REPUBLIKA.CO.ID, JAKARTA -- Lurah Pulau Panggang, Kepulauan Seribu Yuli Hardi menjadi saksi fakta perdana yang memberikan keterangan dalam sidang lanjutan kasus penodaan agama dengan terdakwa Basuki Tjahaja Purnama (Ahok) di Auditorium Kementerian Pertanian, Jakarta, Selasa (24/1). "Sekitar 100 orang yang hadir di Tempat Pelelangan Ikan (TPI), tidak pakai tenda dan panggung, Pak Ahok pidato berdiri, beranjak dari kursi lalu pidato," kata Yuli Hardi menjawan pertanyaan majelis hakim Pengadilan Negeri Jakarta Utara.

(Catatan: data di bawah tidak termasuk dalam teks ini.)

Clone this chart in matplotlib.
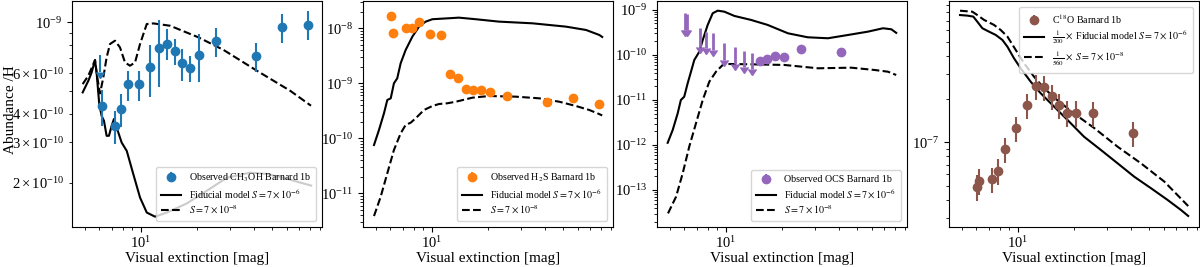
import numpy as np
import matplotlib
matplotlib.use('Agg')
import matplotlib.pyplot as plt

plt.rcParams['font.family'] = ['Liberation Serif', 'DejaVu Serif']
plt.rcParams['mathtext.fontset'] = 'stix'
plt.rcParams['font.size'] = 10

# ---------------- observations (common Av grid) ----------------
av_obs = [6.05, 6.2, 7.25, 7.85, 8.5, 9.8, 11.1, 12.4, 13.7, 15.1, 16.6,
          18.2, 20.5, 25.0, 41.0, 56.5, 77.5]

# CH3OH: upper limit at first Av, detections at the rest
ch3oh_ul_av = [6.05]
ch3oh_ul = [7.2e-10]
ch3oh_ul_len = [1.1e-10]
ch3oh_av = av_obs[1:]
ch3oh = [4.31e-10, 3.54e-10, 4.18e-10, 5.36e-10, 5.36e-10, 6.36e-10, 7.70e-10,
         8.07e-10, 7.50e-10, 6.62e-10, 6.32e-10, 7.22e-10, 8.29e-10, 7.10e-10,
         9.51e-10, 9.77e-10]
ch3oh_err = [0.77e-10, 0.58e-10, 0.70e-10, 0.80e-10, 0.80e-10, 1.63e-10, 2.50e-10,
             1.25e-10, 1.00e-10, 1.06e-10, 0.85e-10, 1.70e-10, 1.20e-10, 1.00e-10,
             1.38e-10, 1.43e-10]

# H2S
h2s_av = av_obs
h2s = [1.67e-8, 8.1e-9, 1.0e-8, 1.03e-8, 1.29e-8, 7.9e-9, 7.65e-9, 1.48e-9,
       1.23e-9, 7.9e-10, 7.55e-10, 7.45e-10, 6.95e-10, 5.95e-10, 4.6e-10,
       5.3e-10, 4.15e-10]
h2s_err = [3.0e-9, 1.4e-9, 1.7e-9, 1.7e-9, 2.1e-9, 1.3e-9, 1.3e-9, 2.6e-10,
           2.2e-10, 1.4e-10, 1.3e-10, 1.3e-10, 1.2e-10, 1.0e-10, 0.8e-10,
           0.9e-10, 0.7e-10]

# OCS: upper limits then detections
ocs_ul_av = [6.05, 6.2, 7.25, 7.85, 8.5, 9.8, 11.1, 12.4, 13.7]
ocs_ul = [8.45e-10, 8.3e-10, 3.92e-10, 3.30e-10, 3.03e-10, 1.82e-10, 1.53e-10,
          1.25e-10, 1.12e-10]
ocs_ul_len = [4.9e-10, 4.8e-10, 2.4e-10, 1.9e-10, 1.75e-10, 1.05e-10, 0.9e-10,
              0.7e-10, 0.62e-10]
ocs_av = [15.1, 16.6, 18.2, 20.5, 25.0, 41.0]
ocs = [7.5e-11, 8.0e-11, 9.5e-11, 9.2e-11, 1.34e-10, 1.18e-10]
ocs_err = [1.5e-11, 1.6e-11, 1.9e-11, 1.8e-11, 2.6e-11, 2.3e-11]

# C18O
c18o_av = [6.05, 6.2, 7.25, 7.85, 8.5, 9.8, 11.1, 12.4, 13.7, 15.1, 16.6,
           18.2, 20.5, 25.0, 41.0]
c18o = [4.93e-8, 5.41e-8, 5.55e-8, 6.34e-8, 8.97e-8, 1.256e-7, 1.82e-7,
        2.47e-7, 2.42e-7, 2.10e-7, 1.82e-7, 1.61e-7, 1.61e-7, 1.60e-7, 1.16e-7]
c18o_err = [1.0e-8, 1.1e-8, 1.1e-8, 1.3e-8, 1.8e-8, 2.5e-8, 3.6e-8,
            4.9e-8, 4.8e-8, 4.2e-8, 3.6e-8, 3.2e-8, 3.2e-8, 3.2e-8, 2.3e-8]

# ---------------- models ----------------
ch3oh_fid_av = [4.88, 5.23, 5.45, 5.68, 5.79, 5.98, 6.16, 6.34, 6.55, 6.74, 6.97,
                7.17, 7.41, 7.88, 8.39, 9.09, 9.88, 10.73, 11.88, 13.72, 17.5,
                22.4, 28.7, 38.3, 47.0, 60.1, 70.8, 81.0]
ch3oh_fid = [4.95e-10, 5.56e-10, 6.05e-10, 6.85e-10, 6.05e-10, 4.42e-10, 3.91e-10,
             3.72e-10, 3.20e-10, 3.20e-10, 3.54e-10, 3.79e-10, 3.48e-10, 2.99e-10,
             2.75e-10, 2.18e-10, 1.72e-10, 1.48e-10, 1.42e-10, 1.48e-10, 1.62e-10,
             1.84e-10, 2.10e-10, 2.21e-10, 2.18e-10, 2.08e-10, 2.00e-10, 1.94e-10]
ch3oh_low_av = [4.88, 5.23, 5.68, 5.82, 6.04, 6.29, 6.55, 6.83, 7.26, 7.72, 8.21,
                8.73, 9.29, 9.88, 10.73, 11.63, 14.3, 20.3, 27.6, 41.6, 62.6, 80.8]
ch3oh_low = [5.38e-10, 5.85e-10, 6.85e-10, 5.85e-10, 4.9e-10, 5.75e-10, 7.03e-10,
             8.05e-10, 8.32e-10, 7.78e-10, 6.69e-10, 6.47e-10, 6.69e-10, 8.05e-10,
             9.84e-10, 9.90e-10, 9.67e-10, 8.60e-10, 7.58e-10, 6.15e-10, 5.03e-10,
             4.33e-10]

h2s_fid_av = [4.90, 5.21, 5.54, 5.77, 6.02, 6.26, 6.52, 6.80, 7.23, 7.85, 8.52,
              9.25, 10.04, 12.3, 13.9, 17.1, 22.8, 34.4, 51.9, 66.4, 78.2, 81.0]
h2s_fid = [7.55e-11, 1.42e-10, 2.85e-10, 4.97e-10, 5.33e-10, 1.0e-9, 1.23e-9,
           2.31e-9, 4.03e-9, 7.03e-9, 1.07e-8, 1.32e-8, 1.46e-8, 1.52e-8, 1.56e-8,
           1.46e-8, 1.32e-8, 1.23e-8, 1.07e-8, 9.31e-9, 7.55e-9, 6.95e-9]
h2s_low_av = [4.90, 5.32, 5.77, 6.26, 6.80, 7.23, 7.69, 8.18, 9.06, 10.04, 10.9,
              12.07, 13.4, 16.4, 20.2, 28.0, 37.3, 47.8, 58.7, 69.1, 78.2, 81.0]
h2s_low = [3.86e-12, 8.67e-12, 2.31e-11, 6.13e-11, 1.23e-10, 1.75e-10, 1.92e-10,
           2.31e-10, 3.27e-10, 3.86e-10, 4.2e-10, 4.33e-10, 4.62e-10, 5.47e-10,
           5.87e-10, 5.71e-10, 5.33e-10, 4.62e-10, 3.86e-10, 3.27e-10, 2.75e-10,
           2.6e-10]

ocs_fid_av = [4.88, 5.19, 5.52, 5.74, 5.98, 6.24, 6.50, 6.77, 7.20, 7.51, 7.98,
              8.49, 9.03, 9.79, 11.08, 13.6, 16.7, 21.4, 27.3, 35.0, 44.8, 57.3,
              68.9, 76.3, 81.0]
ocs_fid = [1.12e-12, 2.15e-12, 5.06e-12, 1.0e-11, 1.18e-11, 2.35e-11, 4.25e-11,
           7.74e-11, 1.18e-10, 2.15e-10, 4.64e-10, 8.45e-10, 9.64e-10, 9.16e-10,
           7.36e-10, 6.0e-10, 4.64e-10, 3.03e-10, 2.47e-10, 2.35e-10, 2.78e-10,
           3.3e-10, 3.92e-10, 3.72e-10, 3.1e-10]
ocs_low_av = [4.90, 5.41, 5.87, 6.36, 6.91, 7.51, 8.14, 8.84, 9.60, 10.2, 13.6,
              20.5, 30.9, 46.6, 62.1, 73.2, 81.0]
ocs_low = [3.03e-14, 7.1e-14, 2.35e-13, 9.16e-13, 3.03e-12, 1.0e-11, 2.55e-11,
           4.25e-11, 6.0e-11, 6.31e-11, 6.2e-11, 6.0e-11, 5.06e-11, 5.22e-11,
           4.64e-11, 4.25e-11, 3.59e-11]

c18o_fid_av = [4.90, 5.36, 5.77, 6.06, 6.45, 7.0, 7.60, 8.25, 8.78, 9.52, 10.34,
               11.69, 13.2, 14.96, 18.4, 22.5, 27.7, 34.0, 41.7, 51.3, 62.9,
               74.1, 81.0]
c18o_fid = [7.67e-7, 7.6e-7, 7.48e-7, 6.9e-7, 6.21e-7, 5.88e-7, 5.58e-7, 5.15e-7,
            4.62e-7, 3.84e-7, 3.27e-7, 2.64e-7, 2.2e-7, 1.87e-7, 1.43e-7,
            1.097e-7, 8.87e-8, 7.17e-8, 5.79e-8, 4.81e-8, 3.99e-8, 3.40e-8, 3.09e-8]
c18o_low_av = [4.90, 5.70, 6.06, 6.58, 7.44, 8.08, 8.78, 9.72, 10.77, 12.18,
               13.77, 16.2, 19.9, 25.5, 34.0, 45.3, 60.4, 81.0]
c18o_low = [8.22e-7, 8.09e-7, 7.67e-7, 7.1e-7, 6.55e-7, 6.04e-7, 5.43e-7, 4.39e-7,
            3.55e-7, 2.86e-7, 2.38e-7, 1.97e-7, 1.59e-7, 1.26e-7, 9.35e-8,
            7.17e-8, 5.35e-8, 3.62e-8]

fid_label = r'Fiducial model $S=7\times10^{-6}$'
low_label = r'$S=7\times10^{-8}$'

W, H = 1200, 267
fig = plt.figure(figsize=(W / 100, H / 100), dpi=100)


def add_ax(x0, x1, y_top=1, y_bot=227):
    return fig.add_axes([x0 / W, (H - y_bot) / H, (x1 - x0) / W, (y_bot - y_top) / H])


ax1 = add_ax(72, 322)
ax2 = add_ax(363, 613)
ax3 = add_ax(657, 907)
ax4 = add_ax(949, 1199)

cb, co, cp, cbr = '#1f77b4', '#ff7f0e', '#9467bd', '#8c564b'

# Panel 1
ax1.plot(ch3oh_fid_av, ch3oh_fid, 'k-', lw=1.5, label=fid_label)
ax1.plot(ch3oh_low_av, ch3oh_low, 'k--', lw=1.5, label=low_label)
ax1.errorbar(ch3oh_av, ch3oh, yerr=ch3oh_err, fmt='o', color=cb, ms=6,
             label='Observed CH$_3$OH Barnard 1b')
ax1.errorbar(ch3oh_ul_av, ch3oh_ul, yerr=ch3oh_ul_len, uplims=True, fmt='none',
             color=cb, ecolor=cb, markersize=6)
ax1.set_ylim(1.28e-10, 1.24e-9)
ax1.set_ylabel('Abundance /H', fontsize=11)
ax1.yaxis.set_label_coords(-0.22, 0.52)

# Panel 2
ax2.plot(h2s_fid_av, h2s_fid, 'k-', lw=1.5, label=fid_label)
ax2.plot(h2s_low_av, h2s_low, 'k--', lw=1.5, label=low_label)
ax2.errorbar(h2s_av, h2s, yerr=h2s_err, fmt='o', color=co, ms=6,
             label='Observed H$_2$S Barnard 1b')
ax2.set_ylim(2.44e-12, 3.13e-8)

# Panel 3
ax3.plot(ocs_fid_av, ocs_fid, 'k-', lw=1.5, label=fid_label)
ax3.plot(ocs_low_av, ocs_low, 'k--', lw=1.5, label=low_label)
ax3.errorbar(ocs_av, ocs, yerr=ocs_err, fmt='o', color=cp, ms=6,
             label='Observed OCS Barnard 1b')
ax3.errorbar(ocs_ul_av, ocs_ul, yerr=ocs_ul_len, uplims=True, fmt='none',
             color=cp, ecolor=cp, elinewidth=2, markersize=7)
ax3.set_ylim(1.51e-14, 1.58e-9)

# Panel 4
ax4.plot(c18o_fid_av, c18o_fid, 'k-', lw=1.5,
         label=r'$\frac{1}{200}\times$ Fiducial model $S=7\times10^{-6}$')
ax4.plot(c18o_low_av, c18o_low, 'k--', lw=1.5,
         label=r'$\frac{1}{560}\times$ $S=7\times10^{-8}$')
ax4.errorbar(c18o_av, c18o, yerr=c18o_err, fmt='o', color=cbr, ms=6,
             label='C$^{18}$O Barnard 1b')
ax4.set_ylim(2.59e-8, 9.6e-7)

for ax in (ax1, ax2, ax3, ax4):
    ax.set_xscale('log')
    ax.set_yscale('log')
    ax.set_xlim(4.28, 92.5)
    ax.set_xlabel('Visual extinction [mag]', fontsize=11, labelpad=1)
    ax.tick_params(axis='both', which='both', labelsize=10.5)
    ax.tick_params(axis='x', which='major', pad=2)

for ax, loc in ((ax1, 'lower right'), (ax2, 'lower right'), (ax3, 'lower right'),
                (ax4, 'upper right')):
    h, l = ax.get_legend_handles_labels()
    order = [2, 0, 1]
    ax.legend([h[i] for i in order], [l[i] for i in order], loc=loc, fontsize=7.2,
              labelspacing=0.3, borderpad=0.5, handletextpad=0.8,
              borderaxespad=0.6)

fig.savefig('out.png', dpi=100)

Dalam pidato itu, dia mengatakan, Ahok menjelaskan tentang program budidaya ikan kerapu. "Seingat saya Pak Ahok juga akan usulkan ke presiden soal raskin akan pakai kartu sehingga warga bisa beli beras sesuai selera masyarakat setelah itu ada program panen raya juga," kata Yuli Hardi.
Soal penodaan agama yang dilakukan Ahok, ia menyatakan baru mendengar soal berita tersebut melalui televisi dan juga akun Youtube. "Menurut berita pada saat sambutan pidato (terjadi penodaan agama) yang sebut Al-Maidah ayat 51. Secara detil tidak ingat, karena saya kurang fokus ke pidato Pak Ahok karena saya fokusnya ke lingkungan sekitar karena saya sebagai lurah," tuturnya.
Selain Yuli Hardi, Jaksa Penuntut Umum (JPU) juga direncakanakan menghadirkan Nurkholis, petugas Humas Pemprov DKI Jakarta yang merekam pidato Ahok di Kepulauan Seribu. Ahok dikenakan dakwaan alternatif yakni Pasal 156a dengan ancaman lima tahun penjara dan Pasal 156 KUHP dengan ancaman empat tahun penjara.
Menurut Pasal 156 KUHP, barang siapa di muka umum menyatakan perasaan permusuhan, kebencian atau penghinaan terhadap suatu atau beberapa golongan rakyat Indonesia diancam dengan pidana penjara paling lama empat tahun atau pidana denda paling banyak empat ribu lima ratus rupiah. Perkataan golongan dalam pasal ini dan pasal berikutnya berarti tiap-tiap bagian dari rakyat Indonesia yang berbeda dengan suatu atau beberapa bagian lainnya karena ras, negeri asal, agama, tempat asal, keturunan, kebangsaan atau kedudukan menurut hukum tata negara.
Sementara menurut Pasal 156a KUHP, pidana penjara selama-lamanya lima tahun dikenakan kepada siapa saja yang dengan sengaja di muka umum mengeluarkan perasaan atau melakukan perbuatan yang pada pokoknya bersifat permusuhan, penyalahgunaan atau penodaan terhadap suatu agama yang dianut di Indonesia.